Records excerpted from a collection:
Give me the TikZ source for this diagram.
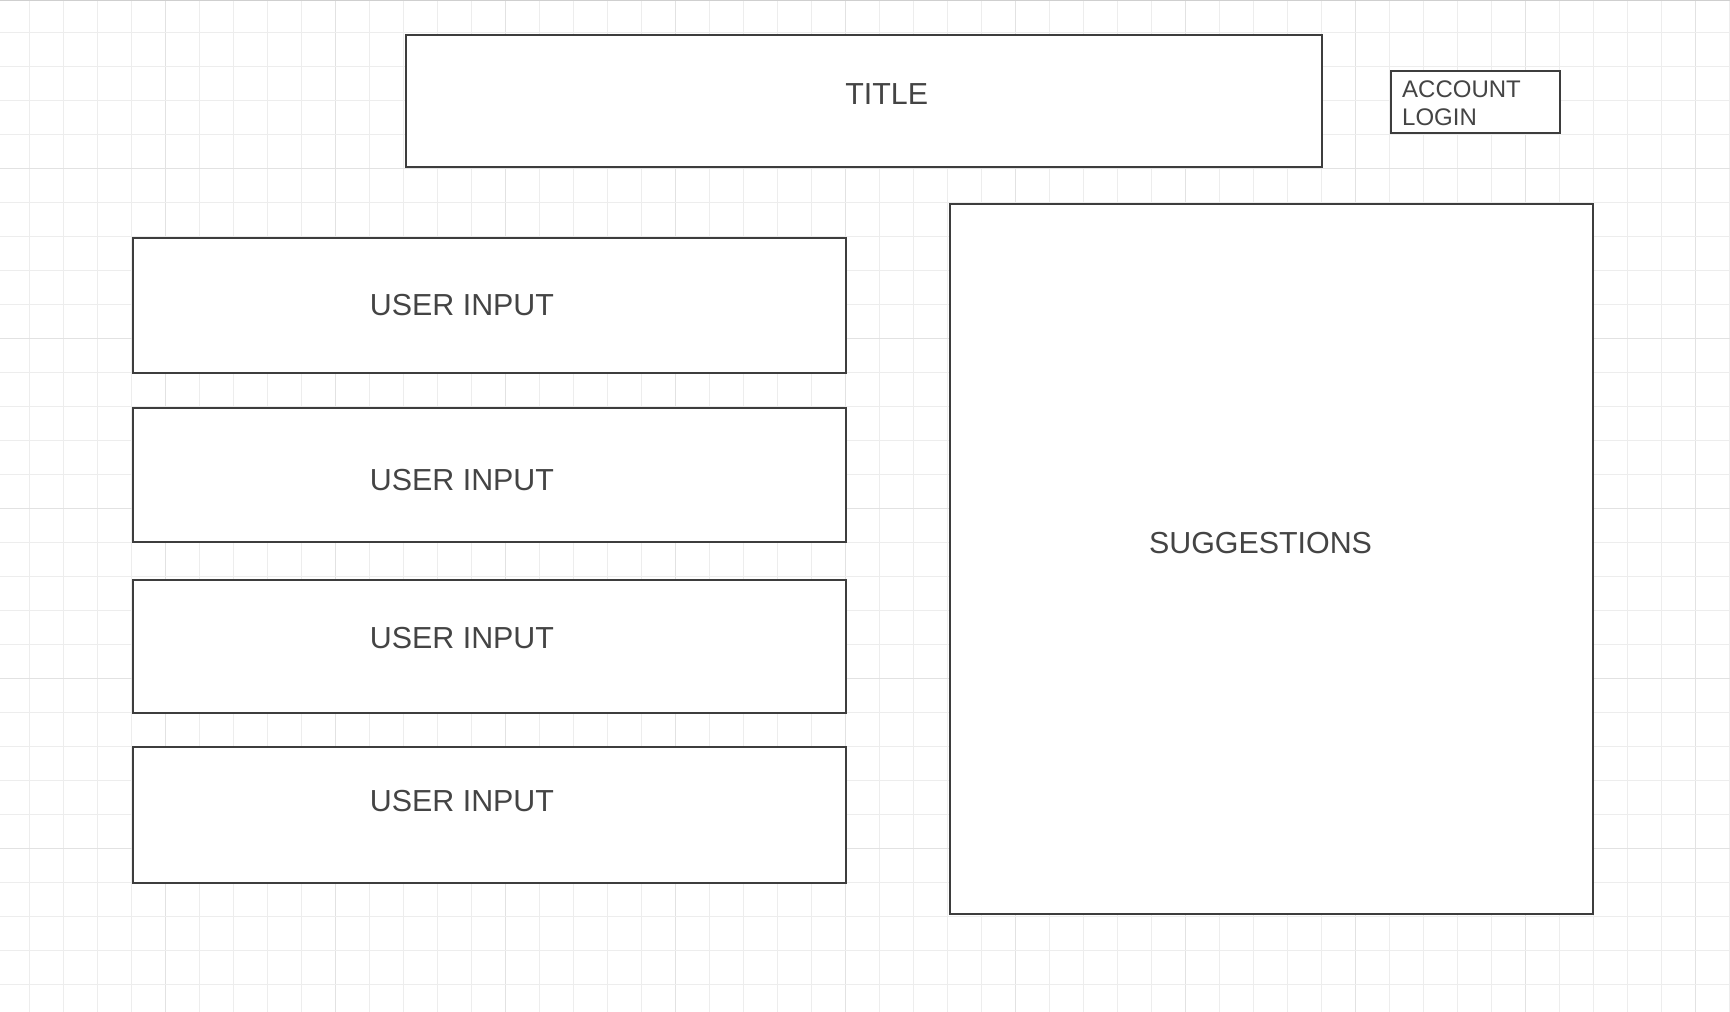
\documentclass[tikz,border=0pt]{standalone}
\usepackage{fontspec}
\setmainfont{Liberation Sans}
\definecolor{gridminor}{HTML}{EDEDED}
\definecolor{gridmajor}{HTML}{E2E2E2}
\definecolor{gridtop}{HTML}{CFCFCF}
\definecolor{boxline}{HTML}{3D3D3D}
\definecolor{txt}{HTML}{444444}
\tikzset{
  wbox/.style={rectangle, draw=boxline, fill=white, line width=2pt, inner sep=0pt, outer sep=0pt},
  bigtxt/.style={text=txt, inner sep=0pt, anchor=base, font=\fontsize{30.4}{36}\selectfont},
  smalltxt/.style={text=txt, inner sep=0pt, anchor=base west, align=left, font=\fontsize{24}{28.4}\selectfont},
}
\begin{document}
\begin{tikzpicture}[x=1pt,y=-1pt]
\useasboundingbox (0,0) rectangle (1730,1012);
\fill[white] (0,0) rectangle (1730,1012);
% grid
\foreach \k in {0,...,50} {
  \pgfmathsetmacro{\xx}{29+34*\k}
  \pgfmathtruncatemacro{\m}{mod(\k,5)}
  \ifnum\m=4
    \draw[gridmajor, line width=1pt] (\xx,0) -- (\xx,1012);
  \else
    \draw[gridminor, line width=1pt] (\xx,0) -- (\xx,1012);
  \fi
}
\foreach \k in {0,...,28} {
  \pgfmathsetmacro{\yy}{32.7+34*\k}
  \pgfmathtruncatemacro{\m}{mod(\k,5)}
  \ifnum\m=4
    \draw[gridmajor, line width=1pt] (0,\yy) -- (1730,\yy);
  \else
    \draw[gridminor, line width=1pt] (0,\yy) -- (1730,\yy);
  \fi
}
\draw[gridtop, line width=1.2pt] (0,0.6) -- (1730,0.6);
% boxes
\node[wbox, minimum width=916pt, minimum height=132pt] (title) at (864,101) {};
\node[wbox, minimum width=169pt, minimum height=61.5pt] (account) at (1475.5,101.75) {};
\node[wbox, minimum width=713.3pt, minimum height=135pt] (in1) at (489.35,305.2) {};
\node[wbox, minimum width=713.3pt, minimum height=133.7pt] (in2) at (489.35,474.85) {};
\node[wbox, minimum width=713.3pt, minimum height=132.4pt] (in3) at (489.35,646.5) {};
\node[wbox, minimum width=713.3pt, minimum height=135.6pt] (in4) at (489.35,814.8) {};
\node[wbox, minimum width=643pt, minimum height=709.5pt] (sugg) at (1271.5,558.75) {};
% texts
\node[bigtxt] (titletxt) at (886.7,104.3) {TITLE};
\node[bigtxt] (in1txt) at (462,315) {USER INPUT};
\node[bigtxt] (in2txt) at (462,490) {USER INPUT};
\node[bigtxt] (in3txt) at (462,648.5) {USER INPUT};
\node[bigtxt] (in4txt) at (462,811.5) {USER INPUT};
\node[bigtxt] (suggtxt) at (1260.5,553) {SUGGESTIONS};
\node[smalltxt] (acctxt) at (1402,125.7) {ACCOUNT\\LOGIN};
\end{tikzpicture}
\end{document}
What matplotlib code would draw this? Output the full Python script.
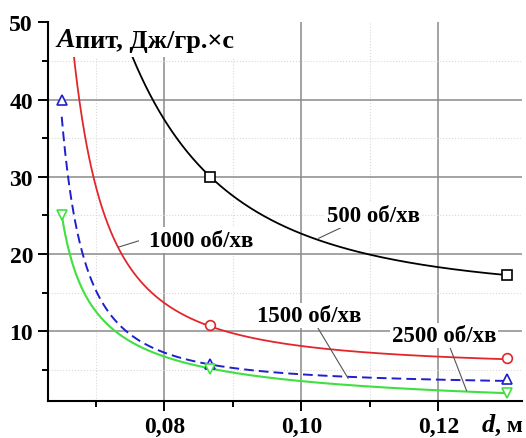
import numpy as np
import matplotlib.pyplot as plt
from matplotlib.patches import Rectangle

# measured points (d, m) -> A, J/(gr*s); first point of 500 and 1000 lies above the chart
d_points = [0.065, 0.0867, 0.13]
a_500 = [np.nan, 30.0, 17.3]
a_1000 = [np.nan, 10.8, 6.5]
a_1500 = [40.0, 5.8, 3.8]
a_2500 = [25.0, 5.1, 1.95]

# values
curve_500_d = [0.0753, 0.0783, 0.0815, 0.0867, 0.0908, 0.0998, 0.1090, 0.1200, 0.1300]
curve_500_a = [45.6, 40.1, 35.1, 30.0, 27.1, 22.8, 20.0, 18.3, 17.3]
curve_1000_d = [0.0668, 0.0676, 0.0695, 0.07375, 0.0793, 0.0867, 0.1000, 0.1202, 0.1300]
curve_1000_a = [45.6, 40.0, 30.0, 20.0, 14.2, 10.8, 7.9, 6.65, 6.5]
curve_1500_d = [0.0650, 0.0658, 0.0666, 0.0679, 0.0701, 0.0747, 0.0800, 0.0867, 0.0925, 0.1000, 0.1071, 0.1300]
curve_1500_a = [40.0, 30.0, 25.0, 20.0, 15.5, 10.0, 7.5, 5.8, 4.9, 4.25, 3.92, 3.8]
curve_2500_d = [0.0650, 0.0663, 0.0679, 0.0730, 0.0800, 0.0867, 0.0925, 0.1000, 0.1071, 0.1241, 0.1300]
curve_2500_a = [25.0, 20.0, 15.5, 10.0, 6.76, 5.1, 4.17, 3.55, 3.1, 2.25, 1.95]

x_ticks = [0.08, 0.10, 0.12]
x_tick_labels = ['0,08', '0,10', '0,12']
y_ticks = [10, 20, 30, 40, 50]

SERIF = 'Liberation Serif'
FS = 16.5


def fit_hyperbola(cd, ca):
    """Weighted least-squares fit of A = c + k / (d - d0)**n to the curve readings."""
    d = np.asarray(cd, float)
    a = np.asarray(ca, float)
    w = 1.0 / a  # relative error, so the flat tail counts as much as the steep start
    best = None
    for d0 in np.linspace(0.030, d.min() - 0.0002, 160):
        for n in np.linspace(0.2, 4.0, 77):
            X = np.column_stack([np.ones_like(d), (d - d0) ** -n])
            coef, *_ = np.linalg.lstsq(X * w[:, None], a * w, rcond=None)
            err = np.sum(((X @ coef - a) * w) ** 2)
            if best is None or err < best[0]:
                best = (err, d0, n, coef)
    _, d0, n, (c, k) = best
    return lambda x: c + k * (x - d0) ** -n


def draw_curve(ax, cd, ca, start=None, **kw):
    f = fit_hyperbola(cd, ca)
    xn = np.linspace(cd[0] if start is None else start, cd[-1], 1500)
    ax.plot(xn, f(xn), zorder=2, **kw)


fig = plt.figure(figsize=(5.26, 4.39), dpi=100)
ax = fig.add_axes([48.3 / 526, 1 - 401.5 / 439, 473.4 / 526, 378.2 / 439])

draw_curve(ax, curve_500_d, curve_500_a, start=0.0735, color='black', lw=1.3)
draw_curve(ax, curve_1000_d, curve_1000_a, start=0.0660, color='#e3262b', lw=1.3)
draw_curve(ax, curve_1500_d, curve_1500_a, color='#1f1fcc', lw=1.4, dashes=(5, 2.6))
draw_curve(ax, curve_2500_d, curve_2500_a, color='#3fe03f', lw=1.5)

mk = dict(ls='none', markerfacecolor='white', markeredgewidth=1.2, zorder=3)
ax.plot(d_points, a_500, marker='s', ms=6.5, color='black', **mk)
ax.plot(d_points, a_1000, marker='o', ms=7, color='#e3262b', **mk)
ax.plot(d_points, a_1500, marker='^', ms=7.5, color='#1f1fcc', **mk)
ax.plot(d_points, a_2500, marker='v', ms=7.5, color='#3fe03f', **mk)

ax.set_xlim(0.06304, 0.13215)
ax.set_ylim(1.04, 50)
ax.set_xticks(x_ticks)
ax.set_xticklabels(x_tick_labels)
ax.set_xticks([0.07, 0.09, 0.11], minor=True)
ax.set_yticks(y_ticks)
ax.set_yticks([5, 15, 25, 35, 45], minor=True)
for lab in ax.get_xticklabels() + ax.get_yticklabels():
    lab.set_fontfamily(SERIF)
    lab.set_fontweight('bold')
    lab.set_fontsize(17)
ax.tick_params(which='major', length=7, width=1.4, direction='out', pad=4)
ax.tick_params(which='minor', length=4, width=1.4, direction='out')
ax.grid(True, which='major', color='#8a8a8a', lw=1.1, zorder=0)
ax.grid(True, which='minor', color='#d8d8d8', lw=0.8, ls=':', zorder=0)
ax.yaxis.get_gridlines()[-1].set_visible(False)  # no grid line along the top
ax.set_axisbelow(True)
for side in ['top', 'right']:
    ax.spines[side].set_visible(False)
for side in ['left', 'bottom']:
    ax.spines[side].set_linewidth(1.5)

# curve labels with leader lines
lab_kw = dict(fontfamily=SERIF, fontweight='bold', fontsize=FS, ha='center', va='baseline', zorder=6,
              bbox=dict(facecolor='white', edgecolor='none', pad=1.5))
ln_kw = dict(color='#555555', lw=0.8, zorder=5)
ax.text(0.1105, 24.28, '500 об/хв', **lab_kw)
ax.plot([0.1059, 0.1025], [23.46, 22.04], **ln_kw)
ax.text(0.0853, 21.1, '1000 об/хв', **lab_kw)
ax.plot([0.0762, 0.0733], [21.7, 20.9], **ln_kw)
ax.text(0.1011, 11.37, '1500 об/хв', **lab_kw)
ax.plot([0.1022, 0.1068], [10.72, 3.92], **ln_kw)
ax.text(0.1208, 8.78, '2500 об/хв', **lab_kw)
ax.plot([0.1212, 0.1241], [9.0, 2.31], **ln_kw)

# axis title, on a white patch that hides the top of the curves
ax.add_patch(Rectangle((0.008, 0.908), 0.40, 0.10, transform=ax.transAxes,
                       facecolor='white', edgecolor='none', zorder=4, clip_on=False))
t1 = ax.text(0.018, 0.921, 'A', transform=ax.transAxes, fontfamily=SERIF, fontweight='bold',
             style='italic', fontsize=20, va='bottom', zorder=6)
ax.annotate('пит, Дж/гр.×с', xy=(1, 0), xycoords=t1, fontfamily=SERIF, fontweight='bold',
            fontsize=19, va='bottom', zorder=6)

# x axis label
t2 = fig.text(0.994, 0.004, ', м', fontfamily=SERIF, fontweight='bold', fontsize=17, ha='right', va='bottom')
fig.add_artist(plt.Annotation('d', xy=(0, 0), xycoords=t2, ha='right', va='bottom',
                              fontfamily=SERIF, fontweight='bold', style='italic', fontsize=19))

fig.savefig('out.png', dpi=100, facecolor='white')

Direction: Using the data above, which lines fall from the one with "What matplotlib code" through the one with "ax = fig.add_axes([48.3"? Repeat them exactly, ends included, minus any pictures.

Output of the exercise:
What matplotlib code would draw this? Output the full Python script.
import numpy as np
import matplotlib.pyplot as plt
from matplotlib.patches import Rectangle

# measured points (d, m) -> A, J/(gr*s); first point of 500 and 1000 lies above the chart
d_points = [0.065, 0.0867, 0.13]
a_500 = [np.nan, 30.0, 17.3]
a_1000 = [np.nan, 10.8, 6.5]
a_1500 = [40.0, 5.8, 3.8]
a_2500 = [25.0, 5.1, 1.95]

# values
curve_500_d = [0.0753, 0.0783, 0.0815, 0.0867, 0.0908, 0.0998, 0.1090, 0.1200, 0.1300]
curve_500_a = [45.6, 40.1, 35.1, 30.0, 27.1, 22.8, 20.0, 18.3, 17.3]
curve_1000_d = [0.0668, 0.0676, 0.0695, 0.07375, 0.0793, 0.0867, 0.1000, 0.1202, 0.1300]
curve_1000_a = [45.6, 40.0, 30.0, 20.0, 14.2, 10.8, 7.9, 6.65, 6.5]
curve_1500_d = [0.0650, 0.0658, 0.0666, 0.0679, 0.0701, 0.0747, 0.0800, 0.0867, 0.0925, 0.1000, 0.1071, 0.1300]
curve_1500_a = [40.0, 30.0, 25.0, 20.0, 15.5, 10.0, 7.5, 5.8, 4.9, 4.25, 3.92, 3.8]
curve_2500_d = [0.0650, 0.0663, 0.0679, 0.0730, 0.0800, 0.0867, 0.0925, 0.1000, 0.1071, 0.1241, 0.1300]
curve_2500_a = [25.0, 20.0, 15.5, 10.0, 6.76, 5.1, 4.17, 3.55, 3.1, 2.25, 1.95]

x_ticks = [0.08, 0.10, 0.12]
x_tick_labels = ['0,08', '0,10', '0,12']
y_ticks = [10, 20, 30, 40, 50]

SERIF = 'Liberation Serif'
FS = 16.5


def fit_hyperbola(cd, ca):
    """Weighted least-squares fit of A = c + k / (d - d0)**n to the curve readings."""
    d = np.asarray(cd, float)
    a = np.asarray(ca, float)
    w = 1.0 / a  # relative error, so the flat tail counts as much as the steep start
    best = None
    for d0 in np.linspace(0.030, d.min() - 0.0002, 160):
        for n in np.linspace(0.2, 4.0, 77):
            X = np.column_stack([np.ones_like(d), (d - d0) ** -n])
            coef, *_ = np.linalg.lstsq(X * w[:, None], a * w, rcond=None)
            err = np.sum(((X @ coef - a) * w) ** 2)
            if best is None or err < best[0]:
                best = (err, d0, n, coef)
    _, d0, n, (c, k) = best
    return lambda x: c + k * (x - d0) ** -n


def draw_curve(ax, cd, ca, start=None, **kw):
    f = fit_hyperbola(cd, ca)
    xn = np.linspace(cd[0] if start is None else start, cd[-1], 1500)
    ax.plot(xn, f(xn), zorder=2, **kw)


fig = plt.figure(figsize=(5.26, 4.39), dpi=100)
ax = fig.add_axes([48.3 / 526, 1 - 401.5 / 439, 473.4 / 526, 378.2 / 439])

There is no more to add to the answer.